L’auteure féministe raconte l’histoire tragique d’Italia Donati. Celle-ci, issue d’un milieu paysan très pauvre, réussit malgré tout à devenir institutrice dans l’Italie en construction des années 1880, qui vient de rendre la scolarisation obligatoire. Mais sa nomination dépend du maire, qui multiplie les aventures amoureuses et qui, en l’obligeant à se loger chez lui, la perd de réputation aux yeux des villageois. Ils se vengent ainsi de celle qui s’est élevée au dessus de sa condition, qui a le tort d’être une femme, jeune et belle, et qui leur enlève les enfants, source de travail aux champs. Rumeurs puis calomnies de plus fortes et grossières détruisent Italia, qui finit par se suicider. Tout est intéressant dans ce récit, que ce soit bien sûr la fragilité des femmes, leur impossibilité à faire front commun contre les hommes (parmi les plus acharnés contre Italia, on trouve des femmes), mais aussi la grande pauvreté du monde paysan, alors qu’on se situe en Toscane, donc en Italie du Nord, pauvreté à la fois matérielle et culturelle, qui ne permet même pas à sa famille de la défendre. Un ton très juste, qui met bien en valeur l’empathie de l’auteure, mais sans pathos.
Ce roman court et facile à lire nous fait entendre trois voix, celle de trois épouses découvrant la polygamie dans le nord du Cameroun : deux jeunes filles entrant dans un foyer où les attendent une ou plusieurs autres épouses ; une première épouse forcée d’accueillir la nouvelle épouse choisie par son mari.

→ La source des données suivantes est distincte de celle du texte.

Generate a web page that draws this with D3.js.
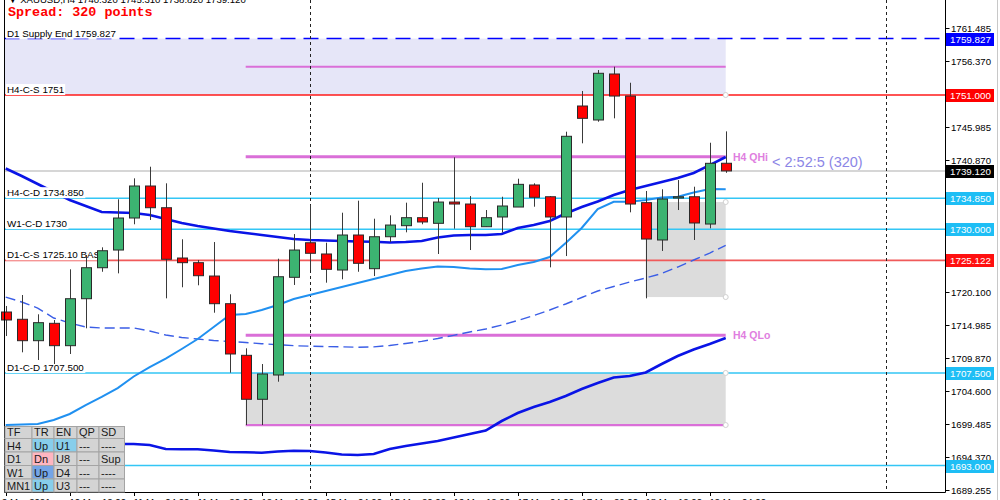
<!DOCTYPE html>
<html><head><meta charset="utf-8">
<script src="https://cdn.jsdelivr.net/npm/d3@7"></script>
<style>body{margin:0;background:#fff;overflow:hidden}svg{display:block}</style>
</head><body><svg id="c" width="1000" height="500"></svg>
<script>
// ---------- DATA ----------
const opens  = [1717.04,1715.90,1712.55,1715.27,1711.77,1719.12,1723.97,1726.74,1731.75,1736.76,1733.36,1725.49,1724.76,1722.67,1718.34,1710.26,1703.38,1707.18,1722.47,1727.88,1726.12,1723.61,1729.09,1723.82,1728.82,1730.55,1731.80,1730.92,1734.25,1733.94,1730.39,1731.91,1733.47,1736.92,1735.08,1731.91,1749.28,1747.09,1754.29,1750.84,1734.15,1728.31,1734.88,1735.08,1730.81,1740.32];
const highs  = [1717.98,1719.70,1716.68,1715.79,1723.72,1725.96,1727.16,1734.68,1737.96,1739.78,1737.18,1728.42,1725.18,1727.99,1719.81,1711.36,1708.90,1725.38,1729.24,1733.79,1727.88,1732.58,1734.46,1731.64,1732.17,1734.15,1737.27,1734.88,1741.25,1735.19,1733.00,1735.08,1737.90,1737.18,1735.19,1745.26,1751.63,1754.91,1755.43,1752.92,1735.98,1736.24,1737.69,1736.65,1743.53,1745.31];
const lows   = [1713.28,1710.73,1709.53,1708.90,1710.47,1714.49,1723.34,1723.09,1730.77,1731.44,1719.18,1720.91,1721.22,1716.93,1707.54,1699.35,1699.35,1706.13,1721.27,1723.61,1721.63,1722.16,1723.34,1722.67,1727.99,1729.51,1730.77,1726.12,1730.08,1726.74,1730.39,1729.51,1733.47,1733.52,1724.03,1725.80,1743.44,1746.82,1747.35,1732.64,1719.18,1726.59,1733.00,1728.31,1730.14,1738.82];
const closes = [1715.79,1712.55,1715.37,1711.77,1719.12,1723.97,1726.63,1731.75,1736.76,1733.36,1725.29,1724.76,1722.72,1718.34,1710.47,1703.38,1707.34,1722.56,1726.74,1726.23,1723.72,1729.09,1724.66,1728.82,1730.65,1731.80,1731.13,1734.25,1733.94,1730.39,1731.80,1733.63,1737.02,1734.99,1731.91,1744.54,1747.35,1754.40,1750.84,1733.94,1728.46,1734.72,1735.08,1730.97,1740.31,1739.12];

const maFast = [1739.50,1738.32,1737.07,1735.82,1734.57,1733.63,1732.69,1732.61,1732.53,1732.22,1731.59,1730.97,1730.50,1730.11,1729.72,1729.40,1729.09,1728.78,1728.46,1728.31,1728.23,1728.15,1728.07,1728.04,1727.92,1727.99,1728.15,1728.70,1729.01,1729.09,1729.09,1729.25,1730.18,1730.65,1731.28,1732.45,1733.47,1734.33,1735.35,1736.13,1736.76,1737.38,1738.01,1738.79,1740.04,1741.30];
const maMid  = [1699.36,1699.43,1699.51,1700.14,1701.08,1702.48,1703.74,1705.14,1706.95,1708.43,1709.76,1711.25,1712.81,1714.69,1716.57,1716.73,1717.35,1718.13,1719.07,1719.70,1720.33,1720.95,1721.58,1722.20,1722.83,1723.46,1723.85,1724.16,1724.08,1723.85,1723.72,1723.77,1724.39,1724.86,1725.65,1727.84,1730.19,1733.16,1734.30,1734.30,1734.57,1734.96,1735.07,1735.74,1736.29,1736.24];
const maDash = [1719.38,1718.60,1717.66,1716.10,1715.32,1714.69,1714.54,1714.54,1714.54,1714.07,1713.44,1713.05,1712.81,1712.58,1712.42,1712.27,1712.08,1711.92,1711.77,1711.69,1711.62,1711.59,1711.53,1711.59,1711.80,1712.11,1712.45,1712.89,1713.39,1713.91,1714.38,1715.00,1715.71,1716.49,1717.35,1718.29,1719.31,1720.33,1721.03,1721.73,1722.36,1723.07,1724.08,1725.18,1726.27,1727.45];
const maLow  = [1696.54,1696.54,1696.54,1696.46,1696.38,1696.38,1696.38,1696.38,1696.38,1696.23,1695.60,1695.55,1695.55,1695.37,1695.13,1695.08,1695.02,1695.21,1695.33,1695.29,1695.05,1694.74,1694.66,1694.82,1695.60,1696.07,1696.46,1696.85,1697.40,1697.95,1698.49,1699.98,1701.23,1702.17,1702.95,1703.89,1704.99,1705.93,1706.79,1707.02,1707.57,1708.90,1710.15,1711.17,1712.03,1712.97];

const timeTickIdx = [0,4,8,12,16,20,24,28,32,36,40,44];
const timeLabels  = ["9 Mar 2021","10 Mar 12:00","11 Mar 04:00","11 Mar 20:00","12 Mar 12:00","15 Mar 04:00","15 Mar 20:00","16 Mar 12:00","17 Mar 04:00","17 Mar 20:00","18 Mar 12:00","19 Mar 04:00"];
const priceTicks  = [1761.485,1756.370,1745.985,1740.870,1720.100,1714.985,1709.870,1704.600,1699.485,1694.370,1689.255];
const separatorIdx = [19,55];

const levelValues = [1759.827,1751.000,1734.850,1730.000,1725.122,1707.500,1693.000];
const levelLabels = ["D1 Supply End 1759.827","H4-C-S 1751","H4-C-D 1734.850","W1-C-D 1730","D1-C-S 1725.10 BASE","D1-C-D 1707.500",""];
const bidPrice = 1739.12;
const qHigh = 1741.34, qLow = 1713.39, rangeHigh = 1755.43, rangeLow = 1699.35;
const zoneStartIdx = 15, zoneEndIdx = 45, box1StartIdx = 40;
const box1Top = 1734.25, box1Bottom = 1719.38;
const supplyTop = 1759.827, supplyBottom = 1751.0;

const tableHeader = ["TF","TR","EN","QP","SD"];
const tableRows = [["H4","Up","U1","---","----"],["D1","Dn","U8","---","Sup"],["W1","Up","D4","---","----"],["MN1","Up","U3","---","----"]];

// ---------- SCALES ----------
const svg = d3.select("#c");
const FONT = "'Liberation Sans', Arial, sans-serif";
const L = 4.5, R = 945.5, B = 492;
const x = d3.scaleLinear().domain([0,10]).range([5.7,165.7]);
const y = d3.scaleLinear().domain([1688.87,1765.87]).range([492,0]);

const plot = svg.append("g");
// zones
plot.append("rect").attr("x",L).attr("y",y(supplyTop)).attr("width",x(zoneEndIdx)-L).attr("height",y(supplyBottom)-y(supplyTop)).attr("fill","#E6E6F8");
plot.append("rect").attr("x",x(box1StartIdx)).attr("y",y(box1Top)).attr("width",x(zoneEndIdx)-x(box1StartIdx)).attr("height",y(box1Bottom)-y(box1Top)).attr("fill","#DCDCDC");
plot.append("rect").attr("x",x(zoneStartIdx)).attr("y",y(1707.5)).attr("width",x(zoneEndIdx)-x(zoneStartIdx)).attr("height",y(rangeLow)-y(1707.5)).attr("fill","#DCDCDC");

// level lines
const levelStyle = [
  {c:"#0000FF",w:1.5,d:"15,8",tag:"#0000FF"},
  {c:"#FF1A1A",w:1.3,d:null,tag:"#FF0000"},
  {c:"#33C6F5",w:1.5,d:null,tag:"#1EBEF5"},
  {c:"#33C6F5",w:1.5,d:null,tag:"#1EBEF5"},
  {c:"#F05A5A",w:1.8,d:null,tag:"#FF1010"},
  {c:"#33C6F5",w:1.5,d:null,tag:"#1EBEF5"},
  {c:"#33C6F5",w:1.5,d:null,tag:"#1EBEF5"}];
// bid line
plot.append("line").attr("x1",L).attr("x2",R).attr("y1",y(bidPrice)).attr("y2",y(bidPrice)).attr("stroke","#C8C8C8").attr("stroke-width",1.5);
levelValues.forEach((v,i)=>{
  const s = levelStyle[i];
  plot.append("line").attr("x1",L).attr("x2",R).attr("y1",y(v)).attr("y2",y(v))
    .attr("stroke",s.c).attr("stroke-width",s.w).attr("stroke-dasharray",s.d);
});
// magenta range lines
[[rangeHigh,2],[qHigh,3],[qLow,3],[rangeLow,2.2]].forEach(([v,w])=>{
  plot.append("line").attr("x1",x(zoneStartIdx)).attr("x2",x(zoneEndIdx)).attr("y1",y(v)).attr("y2",y(v)).attr("stroke","#DA6FD8").attr("stroke-width",w);
});
// separators
separatorIdx.forEach(i=>{
  plot.append("line").attr("x1",Math.round(x(i))+0.5).attr("x2",Math.round(x(i))+0.5).attr("y1",0).attr("y2",B).attr("stroke","#222").attr("stroke-width",1).attr("stroke-dasharray","3,3");
});

// MAs
const ln = d3.line().x((d,i)=>x(i)).y(d=>y(d));
plot.append("path").attr("d",ln(maDash)).attr("fill","none").attr("stroke","#3B5EE6").attr("stroke-width",1.4).attr("stroke-dasharray","10,5");
plot.append("path").attr("d",ln(maMid)).attr("fill","none").attr("stroke","#2090F0").attr("stroke-width",2);
plot.append("path").attr("d",ln(maFast)).attr("fill","none").attr("stroke","#0A14E6").attr("stroke-width",2.6);
plot.append("path").attr("d",ln(maLow)).attr("fill","none").attr("stroke","#0A14E6").attr("stroke-width",2.6);

// left labels with white background
const lab = plot.append("g");
levelValues.forEach((v,i)=>{
  if(!levelLabels[i]) return;
  const g = lab.append("g");
  const t = g.append("text").attr("x",7).attr("y",y(v)-2).attr("font-family",FONT).attr("font-size",9.8).attr("fill","#000").text(levelLabels[i]);
  const bb = t.node().getBBox();
  g.insert("rect","text").attr("x",bb.x-1).attr("y",bb.y).attr("width",bb.width+2).attr("height",bb.height).attr("fill","#fff");
});

// candles
const cg = plot.append("g");
opens.forEach((o,i)=>{
  const c = closes[i], cx = Math.round(x(i))+0.5;
  cg.append("line").attr("x1",cx).attr("x2",cx).attr("y1",y(highs[i])).attr("y2",y(lows[i])).attr("stroke","#3a3a3a").attr("stroke-width",1);
  const top = y(Math.max(o,c)), bot = y(Math.min(o,c));
  cg.append("rect").attr("x",cx-5).attr("y",top).attr("width",10).attr("height",Math.max(1,bot-top))
    .attr("fill", c>=o ? "#3CB371" : "#FF0000").attr("stroke","#2a2a2a").attr("stroke-width",1);
});

// handles
[supplyBottom,box1Top,box1Bottom,1707.5,rangeLow].forEach(v=>{
  plot.append("circle").attr("cx",x(zoneEndIdx)).attr("cy",y(v)).attr("r",2.5).attr("fill","#fff").attr("stroke","#d0d0d0");
});

// QHi / QLo labels, timer
plot.append("text").attr("x",733).attr("y",y(qHigh)+4).attr("font-family",FONT).attr("font-size",10.5).attr("font-weight","bold").attr("fill","#E07EE0").text("H4 QHi");
plot.append("text").attr("x",733).attr("y",y(qLow)+4).attr("font-family",FONT).attr("font-size",10.5).attr("font-weight","bold").attr("fill","#E07EE0").text("H4 QLo");
plot.append("text").attr("x",772).attr("y",y(bidPrice)-4).attr("font-family",FONT).attr("font-size",14.5).attr("fill","#8C86E6").text("< 2:52:5 (320)");

// ---------- AXES ----------
const ax = svg.append("g");
ax.append("line").attr("x1",R).attr("x2",R).attr("y1",0).attr("y2",B+0.5).attr("stroke","#000");
ax.append("line").attr("x1",L).attr("x2",L).attr("y1",0).attr("y2",B+0.5).attr("stroke","#000");
ax.append("line").attr("x1",L).attr("x2",R).attr("y1",B+0.5).attr("y2",B+0.5).attr("stroke","#000");
ax.append("line").attr("x1",997.5).attr("x2",997.5).attr("y1",0).attr("y2",500).attr("stroke","#c8c8c8");
priceTicks.forEach(v=>{
  const yy = Math.round(y(v))+0.5;
  ax.append("line").attr("x1",R).attr("x2",R+4).attr("y1",yy).attr("y2",yy).attr("stroke","#000");
  ax.append("text").attr("x",951).attr("y",yy+3.5).attr("font-family",FONT).attr("font-size",9.6).attr("fill","#000").text(v.toFixed(3));
});
function tag(v,bg){
  const yy = Math.round(y(v))+0.5;
  ax.append("rect").attr("x",946).attr("y",yy-6.5).attr("width",48).attr("height",13).attr("fill",bg);
  ax.append("text").attr("x",950).attr("y",yy+3.5).attr("font-family",FONT).attr("font-size",9.8).attr("fill","#fff").text(v.toFixed(3));
}
levelValues.forEach((v,i)=>tag(v,levelStyle[i].tag));
tag(bidPrice,"#000");

timeTickIdx.forEach((idx,k)=>{
  const xx = Math.round(x(idx))+0.5;
  ax.append("line").attr("x1",xx).attr("x2",xx).attr("y1",B).attr("y2",B+4).attr("stroke","#000");
  ax.append("text").attr("x",k===0?2:xx-1).attr("y",505).attr("font-family",FONT).attr("font-size",9.6).attr("fill","#000").text(timeLabels[k]);
});

// ---------- TABLE ----------
const colX = [5,32,54,77,99,124.5];
const rowY = [426.5,438.5,452,465.5,479,492];
const tg = svg.append("g");
const allRows = [tableHeader, ...tableRows];
const cellBg = (r,c,val)=>{
  if(r===0) return "#D4D4D4";
  if(c===1) return val==="Dn" ? "#FFB6C1" : (r===3 ? "#74A4E6" : "#87CEEB");
  if(c===2 && r===1) return "#87CEEB";
  return "#D4D4D4";
};
allRows.forEach((row,r)=>{
  row.forEach((val,c)=>{
    tg.append("rect").attr("x",colX[c]).attr("y",rowY[r]).attr("width",colX[c+1]-colX[c]).attr("height",rowY[r+1]-rowY[r])
      .attr("fill",cellBg(r,c,val)).attr("stroke","#A4A4A4").attr("stroke-width",1);
    tg.append("text").attr("x",colX[c]+2).attr("y",rowY[r+1]-2.5).attr("font-family",FONT).attr("font-size",11).attr("fill","#1a1a1a").text(val);
  });
});

// ---------- HEADER TEXT ----------
svg.append("text").attr("x",8).attr("y",2.5).attr("font-family",FONT).attr("font-size",9.6).attr("fill","#000").text("▼ XAUUSD,H4  1740.320 1745.310 1738.820 1739.120");
svg.append("text").attr("x",8).attr("y",16).attr("font-family","'Liberation Mono', 'Courier New', monospace").attr("font-size",13.4).attr("font-weight","bold").attr("fill","#FF0000").text("Spread: 320 points");
</script></body></html>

L’auteure connaît ces réalités, pour les avoir elle-même vécues : elle choisit de donner une voix à ces femmes qu’on fait taire, et qui se taisent, soumises à une tradition patriarcale modelant les rapports humains selon le principe de la primauté donnée au groupe sur l’individu, et aux hommes sur les femmes. Ces trois femmes aspirent au bonheur : mais l’égoïsme masculin, associé à la lâcheté et au déni des hommes, les enferme dans une impasse. Maigre consolation offerte par la tradition : un éloge systématique de la patience, dont l’auteur dénonce l’hypocrisie, en révélant ses conséquences dévastatrices. Ce roman, est un vrai choc, non par son style, tout en retenue et en pudeur, mais par les attitudes et les propos décrits. Ce récit plein d’empathie pour les femmes du Nord-Cameroun est un plaidoyer pour l’éducation, clé de l’émancipation féminine, fût-ce au prix d’une rébellion condamnant à la solitude. C’est aussi un cri d’admiration envers ces femmes qui endurent un quotidien sans perspective, à force de courage et de résignation. L’auteure leur rend justice, expliquant la dureté et les mesquineries par un conditionnement collectif et une préoccupation constante de sécurité. Djaïli Amadou Amal signe une critique sans appel de l’immobilisme, de la soumission et de l’enfermement des femmes au nom de la tradition. Son livre dessine trois belles figures de femmes face à leur destin. Les lycéens lui on décerné leur prix Goncourt : ils ne se sont pas trompés.